PROBLEM DESCRIPTION: Omit all pictures, then retype the data exactly as given.

DATASET EXCERPT:
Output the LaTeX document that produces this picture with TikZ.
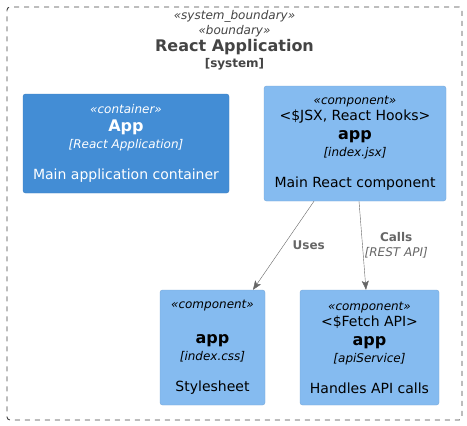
\documentclass[tikz,border=0pt]{standalone}
\usepackage{fontspec}
\setmainfont{DejaVu Sans}
\usepackage{tikz}
\usetikzlibrary{arrows.meta,shapes}
\definecolor{contblue}{HTML}{438DD5}
\definecolor{contedge}{HTML}{3C7FC0}
\definecolor{compblue}{HTML}{85BBF0}
\definecolor{compedge}{HTML}{78A8D8}
\definecolor{bndgray}{HTML}{444444}
\definecolor{relgray}{HTML}{666666}
\newcommand{\stereo}[1]{{\itshape\fontsize{12}{15}\selectfont «#1»}}
\newcommand{\elname}[1]{{\bfseries\fontsize{16}{19}\selectfont #1}}
\newcommand{\eldesc}[1]{{\fontsize{14}{17}\selectfont #1}}

\begin{document}
\begin{tikzpicture}[x=1pt,y=-1pt]
    \tikzstyle{compbox}=[rectangle, draw=compedge, fill=compblue, rounded corners=2.5pt,
    inner sep=0pt, align=center, text=black, font=\fontsize{12}{15}\selectfont]
    \tikzstyle{contbox}=[compbox, draw=contedge, fill=contblue, text=white]
    \tikzstyle{rel}=[draw=relgray, -{Stealth[length=9pt,width=7pt,inset=2pt]}]
    \tikzstyle{rellabel}=[text=relgray, align=center, anchor=west, inner sep=1pt,
    font=\fontsize{12}{15}\selectfont]
    \useasboundingbox (0,0) rectangle (467,426);

    \node[rectangle, draw=bndgray, line width=0.9pt, dash pattern=on 5pt off 5pt,
    rounded corners=3pt, minimum width=455pt, minimum height=413pt] (system)
    at (234.5,213.5) {};
    \node[anchor=north, text=bndgray, align=center, inner sep=3.5pt,
    font=\fontsize{12}{15}\selectfont] (systitle) at (system.north)
    {\stereo{system\_boundary}\\ \stereo{boundary}\\[2pt]
    \elname{React Application}\\[1.5pt] {\bfseries [system]}};

    \node[contbox, minimum width=206pt, minimum height=99pt] (app) at (126,143.5)
    {\stereo{container}\\[3pt] \elname{App}\\[2pt] {\itshape [React Application]}\\[16pt]
    \eldesc{Main application container}};
    \node[compbox, minimum width=182pt, minimum height=115pt] (jsx) at (355,143.5)
    {\stereo{component}\\[1pt] \eldesc{<\$JSX, React Hooks>}\\[4pt] \elname{app}\\[2pt]
    {\itshape [index.jsx]}\\[16pt] \eldesc{Main React component}};

    \node[compbox, minimum width=105pt, minimum height=115pt] (css) at (212.5,347.5)
    {\stereo{component}\\[1pt] \eldesc{\mbox{}}\\[4pt] \elname{app}\\[2pt]
    {\itshape [index.css]}\\[16pt] \eldesc{Stylesheet}};
    \node[compbox, minimum width=139pt, minimum height=115pt] (api) at (369.5,347.5)
    {\stereo{component}\\[1pt] \eldesc{<\$Fetch API>}\\[4pt] \elname{app}\\[2pt]
    {\itshape [apiService]}\\[16pt] \eldesc{Handles API calls}};

    \draw[rel] ([xshift=-41pt]jsx.south) -- node[rellabel, xshift=8pt] (uses)
    {\bfseries Uses} ([xshift=40.5pt]css.north);
    \draw[rel] ([xshift=4pt]jsx.south) -- node[rellabel, xshift=1pt] (calls)
    {\bfseries Calls\\ \itshape [REST API]} ([xshift=-3.5pt]api.north);

\end{tikzpicture}
\end{document}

EXPECTED OUTPUT:
Output the LaTeX document that produces this picture with TikZ.
\documentclass[tikz,border=0pt]{standalone}
\usepackage{fontspec}
\setmainfont{DejaVu Sans}
\usepackage{tikz}
\usetikzlibrary{arrows.meta,shapes}
\definecolor{contblue}{HTML}{438DD5}
\definecolor{contedge}{HTML}{3C7FC0}
\definecolor{compblue}{HTML}{85BBF0}
\definecolor{compedge}{HTML}{78A8D8}
\definecolor{bndgray}{HTML}{444444}
\definecolor{relgray}{HTML}{666666}
\newcommand{\stereo}[1]{{\itshape\fontsize{12}{15}\selectfont «#1»}}
\newcommand{\elname}[1]{{\bfseries\fontsize{16}{19}\selectfont #1}}
\newcommand{\eldesc}[1]{{\fontsize{14}{17}\selectfont #1}}

\begin{document}
\begin{tikzpicture}[x=1pt,y=-1pt]
    \tikzstyle{compbox}=[rectangle, draw=compedge, fill=compblue, rounded corners=2.5pt,
    inner sep=0pt, align=center, text=black, font=\fontsize{12}{15}\selectfont]
    \tikzstyle{contbox}=[compbox, draw=contedge, fill=contblue, text=white]
    \tikzstyle{rel}=[draw=relgray, -{Stealth[length=9pt,width=7pt,inset=2pt]}]
    \tikzstyle{rellabel}=[text=relgray, align=center, anchor=west, inner sep=1pt,
    font=\fontsize{12}{15}\selectfont]
    \useasboundingbox (0,0) rectangle (467,426);

    \node[rectangle, draw=bndgray, line width=0.9pt, dash pattern=on 5pt off 5pt,
    rounded corners=3pt, minimum width=455pt, minimum height=413pt] (system)
    at (234.5,213.5) {};
    \node[anchor=north, text=bndgray, align=center, inner sep=3.5pt,
    font=\fontsize{12}{15}\selectfont] (systitle) at (system.north)
    {\stereo{system\_boundary}\\ \stereo{boundary}\\[2pt]
    \elname{React Application}\\[1.5pt] {\bfseries [system]}};

    \node[contbox, minimum width=206pt, minimum height=99pt] (app) at (126,143.5)
    {\stereo{container}\\[3pt] \elname{App}\\[2pt] {\itshape [React Application]}\\[16pt]
    \eldesc{Main application container}};
    \node[compbox, minimum width=182pt, minimum height=115pt] (jsx) at (355,143.5)
    {\stereo{component}\\[1pt] \eldesc{<\$JSX, React Hooks>}\\[4pt] \elname{app}\\[2pt]
    {\itshape [index.jsx]}\\[16pt] \eldesc{Main React component}};

    \node[compbox, minimum width=105pt, minimum height=115pt] (css) at (212.5,347.5)
    {\stereo{component}\\[1pt] \eldesc{\mbox{}}\\[4pt] \elname{app}\\[2pt]
    {\itshape [index.css]}\\[16pt] \eldesc{Stylesheet}};
    \node[compbox, minimum width=139pt, minimum height=115pt] (api) at (369.5,347.5)
    {\stereo{component}\\[1pt] \eldesc{<\$Fetch API>}\\[4pt] \elname{app}\\[2pt]
    {\itshape [apiService]}\\[16pt] \eldesc{Handles API calls}};

    \draw[rel] ([xshift=-41pt]jsx.south) -- node[rellabel, xshift=8pt] (uses)
    {\bfseries Uses} ([xshift=40.5pt]css.north);
    \draw[rel] ([xshift=4pt]jsx.south) -- node[rellabel, xshift=1pt] (calls)
    {\bfseries Calls\\ \itshape [REST API]} ([xshift=-3.5pt]api.north);

\end{tikzpicture}
\end{document}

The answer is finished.